What needs to be done
Reproduce all the lines below exactly and omit the images.

Given information
========

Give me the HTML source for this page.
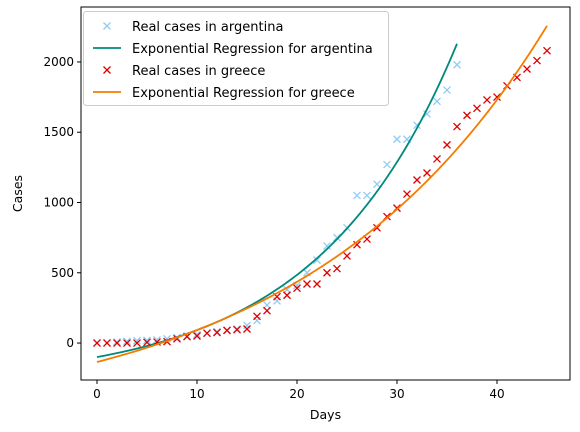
<!DOCTYPE html>
<html><head><meta charset="utf-8"><style>
body{margin:0;background:#fff;}
svg{display:block;font-family:"DejaVu Sans","Liberation Sans",sans-serif;}
</style></head><body>
<svg id="chart" width="580" height="432"></svg>
<script>
const argDays=[0,1,2,3,4,5,6,7,8,9,10,11,12,13,14,15,16,17,18,19,20,21,22,23,24,25,26,27,28,29,30,31,32,33,34,35,36];
const argCases=[1,2,8,12,17,19,22,30,40,50,60,70,80,90,100,125,160,270,300,380,410,500,590,690,750,820,1050,1050,1130,1270,1450,1450,1550,1630,1720,1800,1980];
const grcDays=[0,1,2,3,4,5,6,7,8,9,10,11,12,13,14,15,16,17,18,19,20,21,22,23,24,25,26,27,28,29,30,31,32,33,34,35,36,37,38,39,40,41,42,43,44,45];
const grcCases=[0,0,0,0,0,5,7,10,30,45,50,70,75,90,95,100,190,230,330,340,390,420,420,500,530,620,700,740,820,900,960,1060,1160,1210,1310,1410,1540,1620,1670,1730,1750,1830,1890,1950,2010,2080];
const argFit=[184,0.0715,-284];
const grcFit=[449,0.041,-584];
const xTicks=[0,10,20,30,40];
const yTicks=[0,500,1000,1500,2000];

const L=81,R=570,T=7,B=380;
const xMin=-1.6,xMax=47.3,yMin=-263,yMax=2391;
const sx=d=>L+(d-xMin)/(xMax-xMin)*(R-L);
const sy=v=>B-(v-yMin)/(yMax-yMin)*(B-T);
const svg=document.getElementById('chart');
const NS='http://www.w3.org/2000/svg';
function mk(tag,attrs,parent){const e=document.createElementNS(NS,tag);for(const k in attrs)e.setAttribute(k,attrs[k]);(parent||svg).appendChild(e);return e;}

function cross(x,y,color,g){
  const s=3.5;
  mk('path',{d:`M${x-s},${y-s}L${x+s},${y+s}M${x-s},${y+s}L${x+s},${y-s}`,stroke:color,'stroke-width':1.3,fill:'none'},g);
}
function curve(p,x0,x1,color,name){
  let d='';
  for(let i=0;i<=100;i++){const x=x0+(x1-x0)*i/100;const y=p[0]*Math.exp(p[1]*x)+p[2];d+=(i?'L':'M')+sx(x).toFixed(2)+','+sy(y).toFixed(2);}
  const e=mk('path',{d,stroke:color,'stroke-width':1.8,fill:'none'});
  
  
}

const g1=mk('g',{});


argDays.forEach((d,i)=>cross(sx(d),sy(argCases[i]),'#8ecdf5',g1));
curve(argFit,0,36,'#00897b','argentina-regression-line');
const g2=mk('g',{});


grcDays.forEach((d,i)=>cross(sx(d),sy(grcCases[i]),'#e00000',g2));
curve(grcFit,0,45,'#f57c00','greece-regression-line');

const frame=mk('rect',{x:L,y:T,width:R-L,height:B-T,fill:'none',stroke:'#000','stroke-width':1});



xTicks.forEach(t=>{
  const x=sx(t);
  mk('line',{x1:x,x2:x,y1:B,y2:B+4,stroke:'#000'});
  const tx=mk('text',{x:x,y:B+18,'text-anchor':'middle','font-size':12});tx.textContent=t;
  
  
});
yTicks.forEach(t=>{
  const y=sy(t);
  mk('line',{x1:L-4,x2:L,y1:y,y2:y,stroke:'#000'});
  const tx=mk('text',{x:L-7,y:y+4,'text-anchor':'end','font-size':12});tx.textContent=t;
  
  
});
const xt=mk('text',{x:(L+R)/2,y:419,'text-anchor':'middle','font-size':12.5});xt.textContent='Days';


const yt=mk('text',{x:22,y:(T+B)/2,'text-anchor':'middle','font-size':12.5,transform:`rotate(-90 22 ${(T+B)/2})`});yt.textContent='Cases';



const leg=mk('g',{});


mk('rect',{x:83.5,y:11.5,width:305,height:94,rx:3,fill:'#fff','fill-opacity':0.85,stroke:'#ccc'},leg);
const entries=[['x','#8ecdf5','Real cases in argentina'],['l','#00897b','Exponential Regression for argentina'],['x','#e00000','Real cases in greece'],['l','#f57c00','Exponential Regression for greece']];
entries.forEach((e,i)=>{
  const y=26+i*22;
  const eg=mk('g',{},leg);
  
  
  if(e[0]==='x')cross(107,y,e[1],eg);else mk('line',{x1:93,x2:121,y1:y,y2:y,stroke:e[1],'stroke-width':1.8},eg);
  const t=mk('text',{x:132,y:y+5,'font-size':13},eg);t.textContent=e[2];
});
</script>
</body></html>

========

Result below
Give me the HTML source for this page.
<!DOCTYPE html>
<html><head><meta charset="utf-8"><style>
body{margin:0;background:#fff;}
svg{display:block;font-family:"DejaVu Sans","Liberation Sans",sans-serif;}
</style></head><body>
<svg id="chart" width="580" height="432"></svg>
<script>
const argDays=[0,1,2,3,4,5,6,7,8,9,10,11,12,13,14,15,16,17,18,19,20,21,22,23,24,25,26,27,28,29,30,31,32,33,34,35,36];
const argCases=[1,2,8,12,17,19,22,30,40,50,60,70,80,90,100,125,160,270,300,380,410,500,590,690,750,820,1050,1050,1130,1270,1450,1450,1550,1630,1720,1800,1980];
const grcDays=[0,1,2,3,4,5,6,7,8,9,10,11,12,13,14,15,16,17,18,19,20,21,22,23,24,25,26,27,28,29,30,31,32,33,34,35,36,37,38,39,40,41,42,43,44,45];
const grcCases=[0,0,0,0,0,5,7,10,30,45,50,70,75,90,95,100,190,230,330,340,390,420,420,500,530,620,700,740,820,900,960,1060,1160,1210,1310,1410,1540,1620,1670,1730,1750,1830,1890,1950,2010,2080];
const argFit=[184,0.0715,-284];
const grcFit=[449,0.041,-584];
const xTicks=[0,10,20,30,40];
const yTicks=[0,500,1000,1500,2000];

const L=81,R=570,T=7,B=380;
const xMin=-1.6,xMax=47.3,yMin=-263,yMax=2391;
const sx=d=>L+(d-xMin)/(xMax-xMin)*(R-L);
const sy=v=>B-(v-yMin)/(yMax-yMin)*(B-T);
const svg=document.getElementById('chart');
const NS='http://www.w3.org/2000/svg';
function mk(tag,attrs,parent){const e=document.createElementNS(NS,tag);for(const k in attrs)e.setAttribute(k,attrs[k]);(parent||svg).appendChild(e);return e;}

function cross(x,y,color,g){
  const s=3.5;
  mk('path',{d:`M${x-s},${y-s}L${x+s},${y+s}M${x-s},${y+s}L${x+s},${y-s}`,stroke:color,'stroke-width':1.3,fill:'none'},g);
}
function curve(p,x0,x1,color,name){
  let d='';
  for(let i=0;i<=100;i++){const x=x0+(x1-x0)*i/100;const y=p[0]*Math.exp(p[1]*x)+p[2];d+=(i?'L':'M')+sx(x).toFixed(2)+','+sy(y).toFixed(2);}
  const e=mk('path',{d,stroke:color,'stroke-width':1.8,fill:'none'});
  
  
}

const g1=mk('g',{});


argDays.forEach((d,i)=>cross(sx(d),sy(argCases[i]),'#8ecdf5',g1));
curve(argFit,0,36,'#00897b','argentina-regression-line');
const g2=mk('g',{});


grcDays.forEach((d,i)=>cross(sx(d),sy(grcCases[i]),'#e00000',g2));
curve(grcFit,0,45,'#f57c00','greece-regression-line');

const frame=mk('rect',{x:L,y:T,width:R-L,height:B-T,fill:'none',stroke:'#000','stroke-width':1});



xTicks.forEach(t=>{
  const x=sx(t);
  mk('line',{x1:x,x2:x,y1:B,y2:B+4,stroke:'#000'});
  const tx=mk('text',{x:x,y:B+18,'text-anchor':'middle','font-size':12});tx.textContent=t;
  
  
});
yTicks.forEach(t=>{
  const y=sy(t);
  mk('line',{x1:L-4,x2:L,y1:y,y2:y,stroke:'#000'});
  const tx=mk('text',{x:L-7,y:y+4,'text-anchor':'end','font-size':12});tx.textContent=t;
  
  
});
const xt=mk('text',{x:(L+R)/2,y:419,'text-anchor':'middle','font-size':12.5});xt.textContent='Days';


const yt=mk('text',{x:22,y:(T+B)/2,'text-anchor':'middle','font-size':12.5,transform:`rotate(-90 22 ${(T+B)/2})`});yt.textContent='Cases';



const leg=mk('g',{});


mk('rect',{x:83.5,y:11.5,width:305,height:94,rx:3,fill:'#fff','fill-opacity':0.85,stroke:'#ccc'},leg);
const entries=[['x','#8ecdf5','Real cases in argentina'],['l','#00897b','Exponential Regression for argentina'],['x','#e00000','Real cases in greece'],['l','#f57c00','Exponential Regression for greece']];
entries.forEach((e,i)=>{
  const y=26+i*22;
  const eg=mk('g',{},leg);
  
  
  if(e[0]==='x')cross(107,y,e[1],eg);else mk('line',{x1:93,x2:121,y1:y,y2:y,stroke:e[1],'stroke-width':1.8},eg);
  const t=mk('text',{x:132,y:y+5,'font-size':13},eg);t.textContent=e[2];
});
</script>
</body></html>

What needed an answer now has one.